Word for word, copy all the data and drop the pictures.

AVAILABLE DATA:
+++++
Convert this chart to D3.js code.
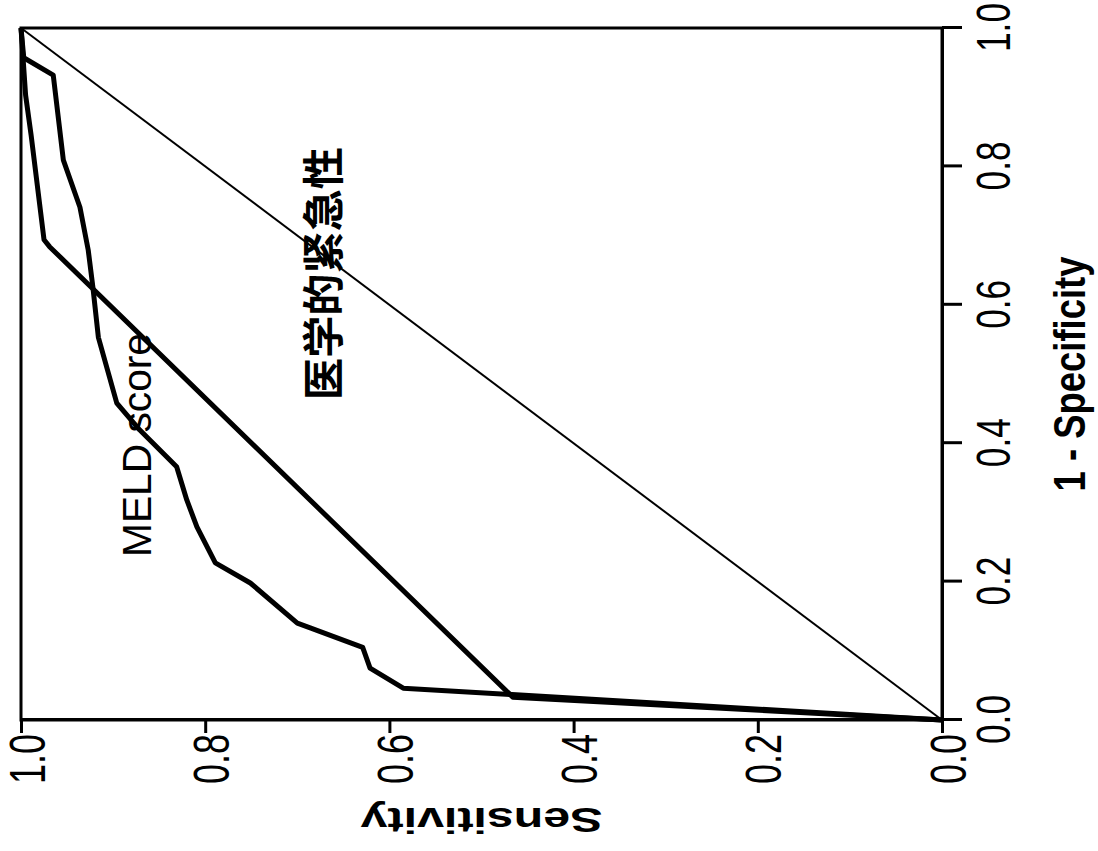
<!DOCTYPE html>
<html>
<head>
<meta charset="utf-8">
<script src="https://cdn.jsdelivr.net/npm/d3@7"></script>
<style>
  body { margin: 0; background: #fff; }
  text { font-family: "Liberation Sans", Arial, sans-serif; fill: #000; }
</style>
</head>
<body>
<svg id="chart" width="1098" height="851"></svg>
<script>
/* ROC data */
var meldFpr  = [0, 0.046, 0.075, 0.105, 0.133, 0.140, 0.198, 0.227, 0.279, 0.318, 0.366, 0.419, 0.458, 0.553, 0.626, 0.679, 0.741, 0.809, 0.932, 0.957, 1];
var meldSens = [0, 0.585, 0.621, 0.629, 0.686, 0.700, 0.751, 0.789, 0.809, 0.820, 0.831, 0.871, 0.896, 0.916, 0.922, 0.927, 0.936, 0.954, 0.965, 0.997, 1];
var urgFpr   = [0, 0.033, 0.684, 0.694, 0.845, 0.903, 1];
var urgSens  = [0, 0.466, 0.969, 0.975, 0.989, 0.995, 1];
var refLine  = [0, 1];
var tickVals = [0, 0.2, 0.4, 0.6, 0.8, 1.0];

/* the whole chart is turned a quarter turn to the left */
var plotW = 692, plotH = 921;
var svg = d3.select('#chart');
var g = svg.append('g')
  .attr('transform', 'translate(21,720) rotate(-90)');

var xScale = d3.scaleLinear().domain([0, 1]).range([0, plotW]);
var yScale = d3.scaleLinear().domain([0, 1]).range([plotH, 0]);

/* frame */
g.append('rect')
  .attr('x', 0).attr('y', 0)
  .attr('width', plotW).attr('height', plotH)
  .attr('fill', 'none')
  .attr('stroke', '#000')
  .attr('stroke-width', 3);

/* axes */
var fmt = d3.format('.1f');
var xAxis = d3.axisBottom(xScale).tickValues(tickVals).tickSize(20).tickSizeOuter(0).tickFormat(fmt);
var yAxis = d3.axisLeft(yScale).tickValues(tickVals).tickSize(13).tickSizeOuter(0).tickFormat(fmt);

var gx = g.append('g')
  .attr('transform', 'translate(0,' + plotH + ')')
  .call(xAxis);
gx.selectAll('text')
  .attr('y', 68).attr('dy', null)
  .attr('font-size', 49)
  .attr('textLength', 49)
  .attr('lengthAdjust', 'spacingAndGlyphs');

var gy = g.append('g').call(yAxis);
gy.selectAll('text')
  .attr('x', -14).attr('y', 23).attr('dy', null)
  .attr('font-size', 50)
  .attr('textLength', 50)
  .attr('lengthAdjust', 'spacingAndGlyphs');

g.selectAll('.domain').attr('stroke-width', 3);
g.selectAll('.tick line').attr('stroke-width', 3);
g.selectAll('.tick text').attr('font-family', '"Liberation Sans", Arial, sans-serif');

/* reference diagonal */
var line = d3.line()
  .x(function (d) { return xScale(d[0]); })
  .y(function (d) { return yScale(d[1]); });

g.append('path')
  .datum(d3.zip(refLine, refLine))
  .attr('d', line)
  .attr('fill', 'none')
  .attr('stroke', '#000')
  .attr('stroke-width', 2);

/* curves */
[d3.zip(urgFpr, urgSens), d3.zip(meldFpr, meldSens)].forEach(function (pts) {
  g.append('path')
    .datum(pts)
    .attr('d', line)
    .attr('fill', 'none')
    .attr('stroke', '#000')
    .attr('stroke-width', 5)
    .attr('stroke-linejoin', 'round');
});

/* axis titles */
g.append('text')
  .attr('x', xScale(0.5)).attr('y', 1064)
  .attr('text-anchor', 'middle')
  .attr('font-size', 45)
  .attr('font-weight', 'bold')
  .attr('textLength', 235)
  .attr('lengthAdjust', 'spacingAndGlyphs')
  .text('1 - Specificity');

g.append('text')
  .attr('transform', 'translate(-88,' + yScale(0.5) + ') rotate(-90)')
  .attr('text-anchor', 'middle')
  .attr('font-size', 35)
  .attr('font-weight', 'bold')
  .attr('textLength', 242)
  .attr('lengthAdjust', 'spacingAndGlyphs')
  .text('Sensitivity');

/* curve labels */
g.append('text')
  .attr('x', 163).attr('y', 130)
  .attr('font-size', 40)
  .attr('textLength', 224)
  .attr('lengthAdjust', 'spacingAndGlyphs')
  .text('MELD score');

g.append('text')
  .attr('x', 320).attr('y', 318)
  .attr('font-size', 42)
  .attr('font-weight', 'bold')
  .style('font-family', '"Noto Sans CJK SC", "Noto Sans CJK JP", sans-serif')
  .attr('textLength', 253)
  .attr('lengthAdjust', 'spacingAndGlyphs')
  .text('医学的紧急性');
</script>
</body>
</html>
+++++
RESULT OF THE EXERCISE:
Convert this chart to D3.js code.
<!DOCTYPE html>
<html>
<head>
<meta charset="utf-8">
<script src="https://cdn.jsdelivr.net/npm/d3@7"></script>
<style>
  body { margin: 0; background: #fff; }
  text { font-family: "Liberation Sans", Arial, sans-serif; fill: #000; }
</style>
</head>
<body>
<svg id="chart" width="1098" height="851"></svg>
<script>
/* ROC data */
var meldFpr  = [0, 0.046, 0.075, 0.105, 0.133, 0.140, 0.198, 0.227, 0.279, 0.318, 0.366, 0.419, 0.458, 0.553, 0.626, 0.679, 0.741, 0.809, 0.932, 0.957, 1];
var meldSens = [0, 0.585, 0.621, 0.629, 0.686, 0.700, 0.751, 0.789, 0.809, 0.820, 0.831, 0.871, 0.896, 0.916, 0.922, 0.927, 0.936, 0.954, 0.965, 0.997, 1];
var urgFpr   = [0, 0.033, 0.684, 0.694, 0.845, 0.903, 1];
var urgSens  = [0, 0.466, 0.969, 0.975, 0.989, 0.995, 1];
var refLine  = [0, 1];
var tickVals = [0, 0.2, 0.4, 0.6, 0.8, 1.0];

/* the whole chart is turned a quarter turn to the left */
var plotW = 692, plotH = 921;
var svg = d3.select('#chart');
var g = svg.append('g')
  .attr('transform', 'translate(21,720) rotate(-90)');

var xScale = d3.scaleLinear().domain([0, 1]).range([0, plotW]);
var yScale = d3.scaleLinear().domain([0, 1]).range([plotH, 0]);

/* frame */
g.append('rect')
  .attr('x', 0).attr('y', 0)
  .attr('width', plotW).attr('height', plotH)
  .attr('fill', 'none')
  .attr('stroke', '#000')
  .attr('stroke-width', 3);

/* axes */
var fmt = d3.format('.1f');
var xAxis = d3.axisBottom(xScale).tickValues(tickVals).tickSize(20).tickSizeOuter(0).tickFormat(fmt);
var yAxis = d3.axisLeft(yScale).tickValues(tickVals).tickSize(13).tickSizeOuter(0).tickFormat(fmt);

var gx = g.append('g')
  .attr('transform', 'translate(0,' + plotH + ')')
  .call(xAxis);
gx.selectAll('text')
  .attr('y', 68).attr('dy', null)
  .attr('font-size', 49)
  .attr('textLength', 49)
  .attr('lengthAdjust', 'spacingAndGlyphs');

var gy = g.append('g').call(yAxis);
gy.selectAll('text')
  .attr('x', -14).attr('y', 23).attr('dy', null)
  .attr('font-size', 50)
  .attr('textLength', 50)
  .attr('lengthAdjust', 'spacingAndGlyphs');

g.selectAll('.domain').attr('stroke-width', 3);
g.selectAll('.tick line').attr('stroke-width', 3);
g.selectAll('.tick text').attr('font-family', '"Liberation Sans", Arial, sans-serif');

/* reference diagonal */
var line = d3.line()
  .x(function (d) { return xScale(d[0]); })
  .y(function (d) { return yScale(d[1]); });

g.append('path')
  .datum(d3.zip(refLine, refLine))
  .attr('d', line)
  .attr('fill', 'none')
  .attr('stroke', '#000')
  .attr('stroke-width', 2);

/* curves */
[d3.zip(urgFpr, urgSens), d3.zip(meldFpr, meldSens)].forEach(function (pts) {
  g.append('path')
    .datum(pts)
    .attr('d', line)
    .attr('fill', 'none')
    .attr('stroke', '#000')
    .attr('stroke-width', 5)
    .attr('stroke-linejoin', 'round');
});

/* axis titles */
g.append('text')
  .attr('x', xScale(0.5)).attr('y', 1064)
  .attr('text-anchor', 'middle')
  .attr('font-size', 45)
  .attr('font-weight', 'bold')
  .attr('textLength', 235)
  .attr('lengthAdjust', 'spacingAndGlyphs')
  .text('1 - Specificity');

g.append('text')
  .attr('transform', 'translate(-88,' + yScale(0.5) + ') rotate(-90)')
  .attr('text-anchor', 'middle')
  .attr('font-size', 35)
  .attr('font-weight', 'bold')
  .attr('textLength', 242)
  .attr('lengthAdjust', 'spacingAndGlyphs')
  .text('Sensitivity');

/* curve labels */
g.append('text')
  .attr('x', 163).attr('y', 130)
  .attr('font-size', 40)
  .attr('textLength', 224)
  .attr('lengthAdjust', 'spacingAndGlyphs')
  .text('MELD score');

g.append('text')
  .attr('x', 320).attr('y', 318)
  .attr('font-size', 42)
  .attr('font-weight', 'bold')
  .style('font-family', '"Noto Sans CJK SC", "Noto Sans CJK JP", sans-serif')
  .attr('textLength', 253)
  .attr('lengthAdjust', 'spacingAndGlyphs')
  .text('医学的紧急性');
</script>
</body>
</html>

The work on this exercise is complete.